-- EXERCISE INSTRUCTIONS --
Every record below is to be retyped exactly.

Entries with chart source code:
⟨

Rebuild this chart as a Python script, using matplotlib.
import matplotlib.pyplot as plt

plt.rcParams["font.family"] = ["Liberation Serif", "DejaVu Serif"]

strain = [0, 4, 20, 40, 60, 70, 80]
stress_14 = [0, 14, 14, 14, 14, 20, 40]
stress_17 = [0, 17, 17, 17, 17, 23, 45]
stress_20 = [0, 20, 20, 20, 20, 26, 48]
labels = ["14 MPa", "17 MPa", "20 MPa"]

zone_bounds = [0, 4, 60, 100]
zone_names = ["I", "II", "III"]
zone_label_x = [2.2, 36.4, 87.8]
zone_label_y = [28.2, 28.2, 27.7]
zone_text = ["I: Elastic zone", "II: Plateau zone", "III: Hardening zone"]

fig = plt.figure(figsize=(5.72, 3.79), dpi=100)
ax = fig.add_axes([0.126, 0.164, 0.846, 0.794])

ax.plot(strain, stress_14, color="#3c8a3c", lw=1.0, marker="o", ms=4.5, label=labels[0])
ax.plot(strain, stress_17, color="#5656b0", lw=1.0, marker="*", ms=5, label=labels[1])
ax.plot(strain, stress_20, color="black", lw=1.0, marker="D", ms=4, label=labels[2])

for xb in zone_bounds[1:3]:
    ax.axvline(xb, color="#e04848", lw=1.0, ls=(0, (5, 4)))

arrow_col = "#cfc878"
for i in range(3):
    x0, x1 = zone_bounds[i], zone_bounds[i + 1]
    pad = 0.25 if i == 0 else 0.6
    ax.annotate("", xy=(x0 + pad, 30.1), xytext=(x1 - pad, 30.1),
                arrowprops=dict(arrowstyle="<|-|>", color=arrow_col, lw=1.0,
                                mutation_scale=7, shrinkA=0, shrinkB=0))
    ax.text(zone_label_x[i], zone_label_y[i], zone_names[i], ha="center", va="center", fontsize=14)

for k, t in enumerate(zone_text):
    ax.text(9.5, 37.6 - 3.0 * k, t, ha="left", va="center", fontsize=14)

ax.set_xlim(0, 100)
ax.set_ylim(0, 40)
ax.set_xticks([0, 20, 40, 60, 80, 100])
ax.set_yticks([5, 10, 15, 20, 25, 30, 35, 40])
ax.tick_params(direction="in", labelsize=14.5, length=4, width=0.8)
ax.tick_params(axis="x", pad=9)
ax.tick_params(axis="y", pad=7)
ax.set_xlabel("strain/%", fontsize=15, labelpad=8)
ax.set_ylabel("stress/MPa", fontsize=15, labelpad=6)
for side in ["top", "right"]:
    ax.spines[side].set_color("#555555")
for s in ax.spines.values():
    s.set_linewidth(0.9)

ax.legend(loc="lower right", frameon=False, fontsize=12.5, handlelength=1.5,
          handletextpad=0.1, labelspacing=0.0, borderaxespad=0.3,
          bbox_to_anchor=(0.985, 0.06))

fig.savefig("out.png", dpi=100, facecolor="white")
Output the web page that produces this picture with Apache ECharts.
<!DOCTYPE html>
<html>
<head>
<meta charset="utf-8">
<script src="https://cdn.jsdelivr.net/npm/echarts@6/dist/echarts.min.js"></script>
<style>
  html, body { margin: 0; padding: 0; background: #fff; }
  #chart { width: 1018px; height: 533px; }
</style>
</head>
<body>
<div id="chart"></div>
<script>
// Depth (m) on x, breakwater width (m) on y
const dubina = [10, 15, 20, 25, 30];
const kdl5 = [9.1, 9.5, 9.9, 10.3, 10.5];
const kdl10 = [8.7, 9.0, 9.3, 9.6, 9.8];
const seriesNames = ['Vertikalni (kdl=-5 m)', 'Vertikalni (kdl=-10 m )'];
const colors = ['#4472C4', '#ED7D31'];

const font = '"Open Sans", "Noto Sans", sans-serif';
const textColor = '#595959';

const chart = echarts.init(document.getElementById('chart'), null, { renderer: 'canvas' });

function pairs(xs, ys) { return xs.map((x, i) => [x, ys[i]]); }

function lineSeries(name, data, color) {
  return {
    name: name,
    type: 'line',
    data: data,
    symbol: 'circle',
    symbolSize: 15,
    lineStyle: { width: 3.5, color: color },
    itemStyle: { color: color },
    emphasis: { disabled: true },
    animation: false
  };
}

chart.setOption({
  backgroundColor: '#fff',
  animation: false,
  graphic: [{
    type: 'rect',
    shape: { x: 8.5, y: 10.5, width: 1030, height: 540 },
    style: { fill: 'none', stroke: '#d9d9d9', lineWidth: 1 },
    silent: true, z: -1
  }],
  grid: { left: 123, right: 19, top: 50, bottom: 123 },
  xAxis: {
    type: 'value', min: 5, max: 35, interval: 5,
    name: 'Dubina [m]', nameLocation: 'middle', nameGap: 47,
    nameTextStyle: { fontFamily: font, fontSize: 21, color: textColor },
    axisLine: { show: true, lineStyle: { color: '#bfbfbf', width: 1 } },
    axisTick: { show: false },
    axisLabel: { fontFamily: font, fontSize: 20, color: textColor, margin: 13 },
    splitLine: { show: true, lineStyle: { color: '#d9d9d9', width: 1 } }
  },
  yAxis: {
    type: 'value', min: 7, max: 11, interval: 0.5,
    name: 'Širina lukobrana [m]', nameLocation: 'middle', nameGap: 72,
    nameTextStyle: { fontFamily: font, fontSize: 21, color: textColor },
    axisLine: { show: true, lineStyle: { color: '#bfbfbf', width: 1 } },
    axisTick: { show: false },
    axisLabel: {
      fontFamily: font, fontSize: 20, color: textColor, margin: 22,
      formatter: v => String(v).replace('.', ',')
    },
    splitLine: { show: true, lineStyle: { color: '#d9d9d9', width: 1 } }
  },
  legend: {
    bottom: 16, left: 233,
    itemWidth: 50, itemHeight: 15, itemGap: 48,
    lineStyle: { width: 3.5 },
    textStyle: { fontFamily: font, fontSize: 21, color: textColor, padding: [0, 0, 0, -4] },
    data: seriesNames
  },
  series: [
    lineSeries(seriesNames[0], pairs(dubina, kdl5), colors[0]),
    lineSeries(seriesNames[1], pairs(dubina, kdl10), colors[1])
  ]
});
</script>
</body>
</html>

⟩

-- RESULT OF THE EXERCISE --
Rebuild this chart as a Python script, using matplotlib.
import matplotlib.pyplot as plt

plt.rcParams["font.family"] = ["Liberation Serif", "DejaVu Serif"]

strain = [0, 4, 20, 40, 60, 70, 80]
stress_14 = [0, 14, 14, 14, 14, 20, 40]
stress_17 = [0, 17, 17, 17, 17, 23, 45]
stress_20 = [0, 20, 20, 20, 20, 26, 48]
labels = ["14 MPa", "17 MPa", "20 MPa"]

zone_bounds = [0, 4, 60, 100]
zone_names = ["I", "II", "III"]
zone_label_x = [2.2, 36.4, 87.8]
zone_label_y = [28.2, 28.2, 27.7]
zone_text = ["I: Elastic zone", "II: Plateau zone", "III: Hardening zone"]

fig = plt.figure(figsize=(5.72, 3.79), dpi=100)
ax = fig.add_axes([0.126, 0.164, 0.846, 0.794])

ax.plot(strain, stress_14, color="#3c8a3c", lw=1.0, marker="o", ms=4.5, label=labels[0])
ax.plot(strain, stress_17, color="#5656b0", lw=1.0, marker="*", ms=5, label=labels[1])
ax.plot(strain, stress_20, color="black", lw=1.0, marker="D", ms=4, label=labels[2])

for xb in zone_bounds[1:3]:
    ax.axvline(xb, color="#e04848", lw=1.0, ls=(0, (5, 4)))

arrow_col = "#cfc878"
for i in range(3):
    x0, x1 = zone_bounds[i], zone_bounds[i + 1]
    pad = 0.25 if i == 0 else 0.6
    ax.annotate("", xy=(x0 + pad, 30.1), xytext=(x1 - pad, 30.1),
                arrowprops=dict(arrowstyle="<|-|>", color=arrow_col, lw=1.0,
                                mutation_scale=7, shrinkA=0, shrinkB=0))
    ax.text(zone_label_x[i], zone_label_y[i], zone_names[i], ha="center", va="center", fontsize=14)

for k, t in enumerate(zone_text):
    ax.text(9.5, 37.6 - 3.0 * k, t, ha="left", va="center", fontsize=14)

ax.set_xlim(0, 100)
ax.set_ylim(0, 40)
ax.set_xticks([0, 20, 40, 60, 80, 100])
ax.set_yticks([5, 10, 15, 20, 25, 30, 35, 40])
ax.tick_params(direction="in", labelsize=14.5, length=4, width=0.8)
ax.tick_params(axis="x", pad=9)
ax.tick_params(axis="y", pad=7)
ax.set_xlabel("strain/%", fontsize=15, labelpad=8)
ax.set_ylabel("stress/MPa", fontsize=15, labelpad=6)
for side in ["top", "right"]:
    ax.spines[side].set_color("#555555")
for s in ax.spines.values():
    s.set_linewidth(0.9)

ax.legend(loc="lower right", frameon=False, fontsize=12.5, handlelength=1.5,
          handletextpad=0.1, labelspacing=0.0, borderaxespad=0.3,
          bbox_to_anchor=(0.985, 0.06))

fig.savefig("out.png", dpi=100, facecolor="white")
Output the web page that produces this picture with Apache ECharts.
<!DOCTYPE html>
<html>
<head>
<meta charset="utf-8">
<script src="https://cdn.jsdelivr.net/npm/echarts@6/dist/echarts.min.js"></script>
<style>
  html, body { margin: 0; padding: 0; background: #fff; }
  #chart { width: 1018px; height: 533px; }
</style>
</head>
<body>
<div id="chart"></div>
<script>
// Depth (m) on x, breakwater width (m) on y
const dubina = [10, 15, 20, 25, 30];
const kdl5 = [9.1, 9.5, 9.9, 10.3, 10.5];
const kdl10 = [8.7, 9.0, 9.3, 9.6, 9.8];
const seriesNames = ['Vertikalni (kdl=-5 m)', 'Vertikalni (kdl=-10 m )'];
const colors = ['#4472C4', '#ED7D31'];

const font = '"Open Sans", "Noto Sans", sans-serif';
const textColor = '#595959';

const chart = echarts.init(document.getElementById('chart'), null, { renderer: 'canvas' });

function pairs(xs, ys) { return xs.map((x, i) => [x, ys[i]]); }

function lineSeries(name, data, color) {
  return {
    name: name,
    type: 'line',
    data: data,
    symbol: 'circle',
    symbolSize: 15,
    lineStyle: { width: 3.5, color: color },
    itemStyle: { color: color },
    emphasis: { disabled: true },
    animation: false
  };
}

chart.setOption({
  backgroundColor: '#fff',
  animation: false,
  graphic: [{
    type: 'rect',
    shape: { x: 8.5, y: 10.5, width: 1030, height: 540 },
    style: { fill: 'none', stroke: '#d9d9d9', lineWidth: 1 },
    silent: true, z: -1
  }],
  grid: { left: 123, right: 19, top: 50, bottom: 123 },
  xAxis: {
    type: 'value', min: 5, max: 35, interval: 5,
    name: 'Dubina [m]', nameLocation: 'middle', nameGap: 47,
    nameTextStyle: { fontFamily: font, fontSize: 21, color: textColor },
    axisLine: { show: true, lineStyle: { color: '#bfbfbf', width: 1 } },
    axisTick: { show: false },
    axisLabel: { fontFamily: font, fontSize: 20, color: textColor, margin: 13 },
    splitLine: { show: true, lineStyle: { color: '#d9d9d9', width: 1 } }
  },
  yAxis: {
    type: 'value', min: 7, max: 11, interval: 0.5,
    name: 'Širina lukobrana [m]', nameLocation: 'middle', nameGap: 72,
    nameTextStyle: { fontFamily: font, fontSize: 21, color: textColor },
    axisLine: { show: true, lineStyle: { color: '#bfbfbf', width: 1 } },
    axisTick: { show: false },
    axisLabel: {
      fontFamily: font, fontSize: 20, color: textColor, margin: 22,
      formatter: v => String(v).replace('.', ',')
    },
    splitLine: { show: true, lineStyle: { color: '#d9d9d9', width: 1 } }
  },
  legend: {
    bottom: 16, left: 233,
    itemWidth: 50, itemHeight: 15, itemGap: 48,
    lineStyle: { width: 3.5 },
    textStyle: { fontFamily: font, fontSize: 21, color: textColor, padding: [0, 0, 0, -4] },
    data: seriesNames
  },
  series: [
    lineSeries(seriesNames[0], pairs(dubina, kdl5), colors[0]),
    lineSeries(seriesNames[1], pairs(dubina, kdl10), colors[1])
  ]
});
</script>
</body>
</html>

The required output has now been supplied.